In 2006, in U.S. v. Rapanos,1 the U.S. Supreme Court invalidated regulations promulgated by the Environmental Protection Agency (EPA) and the Army Corps of Engineers defining the jurisdictional reach of their permitting authority under the Clean Water Act, finding that the definition of “waters of the United States” (sometimes referred to as WOTUS) exceeded the scope of the language in the act. Since then, the EPA, the Army Corps, Congress and the courts have wrangled over the promulgation of a new regulatory definition. This article describes the current and still fluid status of the attempts at regulatory compliance in light of the holding in Rapanos.
Clean Water Act
Section 401(a) of the Clean Water Act, 33 U.S.C. §1311 (a) makes the “discharge of a pollutant” unlawful and subjects any person who does so to significant civil and even criminal penalties.

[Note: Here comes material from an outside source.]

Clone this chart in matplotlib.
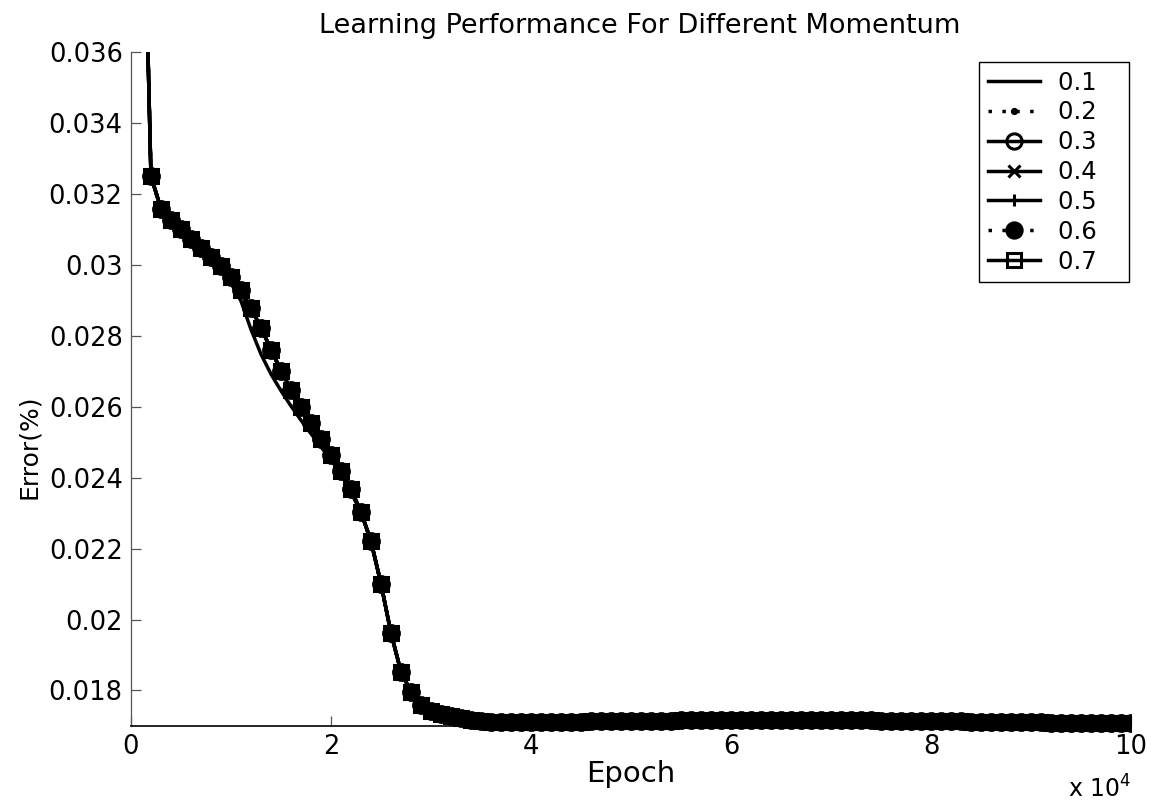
import numpy as np
import matplotlib
matplotlib.use('Agg')
import matplotlib.pyplot as plt
from matplotlib.ticker import FuncFormatter, FixedLocator
from matplotlib.transforms import Bbox, TransformedBbox

# ── Data: training error sampled every 1000 epochs ───────────────────
epochs = np.arange(1000, 100001, 1000)

# momentum 0.2 … 0.7 give practically the same curve
err_shared = [
    0.04420, 0.03250, 0.03158, 0.03127, 0.03101, 0.03073, 0.03048, 0.03023, 0.02997, 0.02966,
    0.02928, 0.02878, 0.02823, 0.02761, 0.02702, 0.02648, 0.02598, 0.02554, 0.02509, 0.02465,
    0.02420, 0.02368, 0.02303, 0.02221, 0.02101, 0.01962, 0.01853, 0.01796, 0.01758, 0.01742,
    0.01735, 0.01728, 0.01722, 0.01717, 0.01713, 0.01711, 0.01710, 0.01710, 0.01710, 0.01710,
    0.01711, 0.01711, 0.01712, 0.01712, 0.01712, 0.01713, 0.01713, 0.01713, 0.01714, 0.01714,
    0.01714, 0.01715, 0.01715, 0.01715, 0.01716, 0.01716, 0.01716, 0.01716, 0.01717, 0.01717,
    0.01717, 0.01717, 0.01717, 0.01717, 0.01717, 0.01717, 0.01717, 0.01717, 0.01717, 0.01717,
    0.01716, 0.01716, 0.01716, 0.01716, 0.01715, 0.01715, 0.01715, 0.01714, 0.01714, 0.01714,
    0.01713, 0.01713, 0.01713, 0.01712, 0.01712, 0.01711, 0.01711, 0.01711, 0.01710, 0.01710,
    0.01710, 0.01709, 0.01709, 0.01709, 0.01708, 0.01708, 0.01708, 0.01707, 0.01707, 0.01707,
]

# momentum 0.1 drops a little faster between 9000 and 22000 epochs
err_01 = [
    0.04420, 0.03250, 0.03158, 0.03127, 0.03101, 0.03073, 0.03048, 0.03023, 0.02988, 0.02948,
    0.02898, 0.02818, 0.02748, 0.02692, 0.02645, 0.02602, 0.02562, 0.02524, 0.02487, 0.02450,
    0.02412, 0.02358, 0.02303, 0.02221, 0.02101, 0.01962, 0.01853, 0.01796, 0.01758, 0.01742,
] + err_shared[30:]

momentum = ["0.1", "0.2", "0.3", "0.4", "0.5", "0.6", "0.7"]
errors = {
    "0.1": err_01,
    "0.2": err_shared,
    "0.3": err_shared,
    "0.4": err_shared,
    "0.5": err_shared,
    "0.6": err_shared,
    "0.7": err_shared,
}

# line style, marker, marker size
styles = {
    "0.1": ("-", "None", 0),
    "0.2": ((0, (1, 3)), ".", 6),
    "0.3": ("-", "o", 11),
    "0.4": ("-", "x", 8),
    "0.5": ("-", "+", 9),
    "0.6": ((0, (1, 3)), ".", 22),
    "0.7": ("-", "s", 10),
}

yticks = [0.018, 0.020, 0.022, 0.024, 0.026, 0.028, 0.030, 0.032, 0.034, 0.036]
ytick_labels = ["0.018", "0.02", "0.022", "0.024", "0.026", "0.028",
                "0.03", "0.032", "0.034", "0.036"]
xticks = [0, 20000, 40000, 60000, 80000, 100000]

plt.rcParams['font.family'] = ['DejaVu Sans']

fig = plt.figure(figsize=(11.6, 8.02), dpi=100)
ax = fig.add_axes([0.1129, 0.0948, 0.8621, 0.8404])

# let markers spill a bit below the x axis
clip = TransformedBbox(Bbox([[0, -0.02], [1, 1]]), ax.transAxes)

for m in momentum:
    ls, mk, ms = styles[m]
    # trailing spaces leave some room on the right of the legend box
    line, = ax.plot(epochs, errors[m], linestyle=ls, marker=mk, markersize=ms,
                    color="black", linewidth=2.5, markeredgewidth=2.2,
                    markerfacecolor="black" if mk == "." else "none",
                    label=m + "   ")
    line.set_clip_box(clip)

ax.set_xlim(0, 100000)
ax.set_ylim(0.017, 0.036)
ax.xaxis.set_major_locator(FixedLocator(xticks))
ax.xaxis.set_major_formatter(FuncFormatter(lambda v, p: f"{v / 1e4:g}"))
ax.set_yticks(yticks)
ax.set_yticklabels(ytick_labels)

for side in ("top", "right"):
    ax.spines[side].set_visible(False)
ax.spines["left"].set_color("#555555")
ax.spines["left"].set_linewidth(0.9)
ax.spines["bottom"].set_color("black")
ax.spines["bottom"].set_linewidth(1.2)
ax.tick_params(direction="in", length=7, width=0.9, colors="#555555",
               labelcolor="black", labelsize=18.5, pad=6)

ax.set_title("Learning Performance For Different Momentum", fontsize=19.5,
             pad=14, x=0.509)
ax.set_xlabel("Epoch", fontsize=21, labelpad=0)
ax.set_ylabel("Error(%)", fontsize=18)
ax.yaxis.set_label_coords(-0.090, 0.414)
ax.text(1.0, -0.106, r"x 10$^{4}$", transform=ax.transAxes, fontsize=17,
        ha="right", va="baseline")

leg = ax.legend(loc="upper right", bbox_to_anchor=(0.998, 0.985), borderaxespad=0,
                fontsize=17.5, handlelength=2.15, handletextpad=0.75,
                labelspacing=0.24, borderpad=0.35, fancybox=False, framealpha=1)
leg.get_frame().set_edgecolor("black")
leg.get_frame().set_linewidth(1.0)

plt.savefig("out.png", dpi=100)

See Clean Water Act, §309, 33 U.S.C. §1319. “The discharge of a pollutant” is broadly defined and, most significantly means, “any addition of any pollutant to navigable waters from any point source.”2 Clean Water Act §502 (12), 33 U.S.C. §1362(12). “Pollutant” is also broadly defined and includes sand, dredge spills, rock and other materials. 33 U.S.C. 1362(2).